XML is the backbone that makes all of this possible. But XML is also what slows adoption. There’s a growing trend towards using lightweight formats to make it easier to contribute. But while lightweight formats make easy things easy, they tend to fall over when dealing with the issues that XML-based vocabularies are designed to solve.

The idea for a lightweight syntax for Mallard has floated around for a couple years. I even spent some time trying to repurpose an existing lightweight format like reStructuredText or AsciiDoc, but none of them are able to carry the level of semantic information that Mallard needs.

Before going into details, let’s look at a Mallard page written in Ducktype:

= My First Topic
@link[guide >index]
@desc A short description of this page
@revision[date=2014-11-13 status=draft]

This is the first paragraph.
The paragraph continues here, but ends with the blank line below.

[steps]
* This is a steps list, common in Mallard.
* Without the [steps] declaration above, we'd get a normal bullet list.
  Indentation is significant, so this is still in the second item.
* Indentation is so significant that you can actually nest block elements.

  So this is a new paragraph still inside the third item.

  [note]
  And this is a paragraph in a note in the third item.

* You can also nest list items, or literally anything else.

  * This is a basic bullet list.
  * It is in the fourth item of the steps list.

This paragraph is outside the steps list.

One of the most distinguishing features is that, like Python, indentation matters. Indentation is how you stay inside a block element. Ducktype also allows you to do everything you’d do inside a Mallard <info> element, which is crucial to pretty much all of the compelling features of Mallard.
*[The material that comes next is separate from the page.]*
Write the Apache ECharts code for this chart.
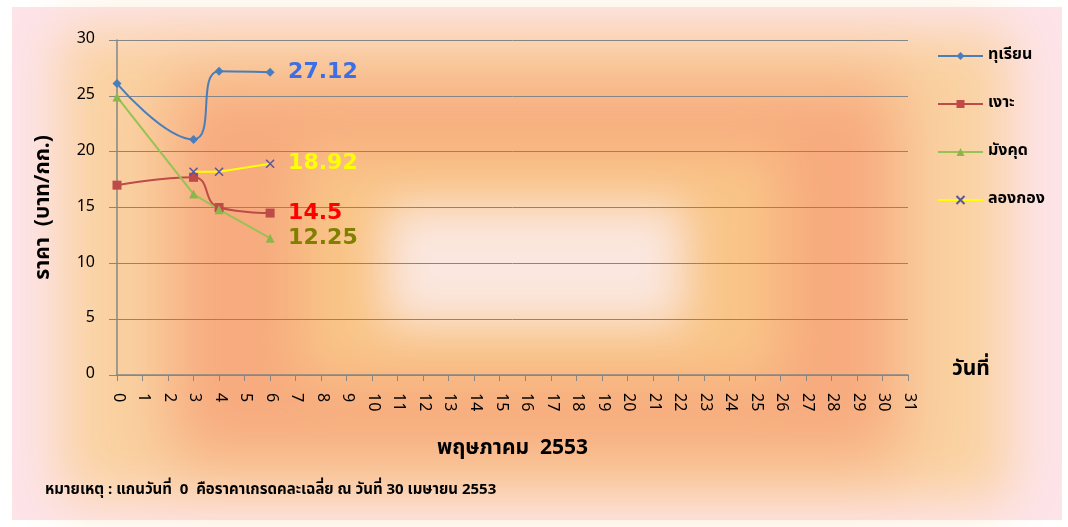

Ducktype is guided by a few design principles, just as Mallard was so many years ago:

  1. It should be possible to do almost anything Mallard XML can do. You can arbitrarily nest block elements. You can have inline markup everywhere you need it, including in code blocks and in other inline markup. You can embed extensions and other vocabularies so that things like Mallard Conditionals and Mallard+TTML are possible. In fact, the only limitation I’ve yet encountered is that you can’t put attributes on page and section titles. This means that Ducktype is capable of serving as a non-XML syntax for virtually any XML vocabulary.
  2. The most commonly used Mallard features should be easy to use. Mallard pages tend to be short with rich content and a fair amount of metadata. Steps lists are common. Semantic inline content is common. Linking mechanisms are, unsurprisingly, extremely common. Credits are common. Revision info is common. Licenses are nearly always done with XInclude.
  3. There should be a minimal number of syntactical constructs. Most lightweight formats have shorthand, special-purpose syntax for everything. This makes it extremely difficult to support extension content without modifying the parser. And for any non-trivial content, it makes it difficult to remember which non-alphanumeric characters you have to escape when.
  4. For extra special bonus points, it should be possible to extend the syntax for special purposes. Lightweight syntaxes are popular in code comments for API documentation, and in API documentation you want shorthand syntax for the things you reference most often. For an object-oriented language, that’s classes and methods. For XSLT, it’s templates and parameters. By not gobbling up all the special characters in the core syntax, we make it possible to add shorthand inline notations by just loading a plugin into the parser.

There’s some discussion on the mallard-list mailing list, starting in August. And there’s a preliminary Ducktype parser up on Gitorious. You can also get it from PyPI with `pip install duck`. If you’re interested in docs, or ducks, or anything of the sort, please join the conversation. I always like getting more input.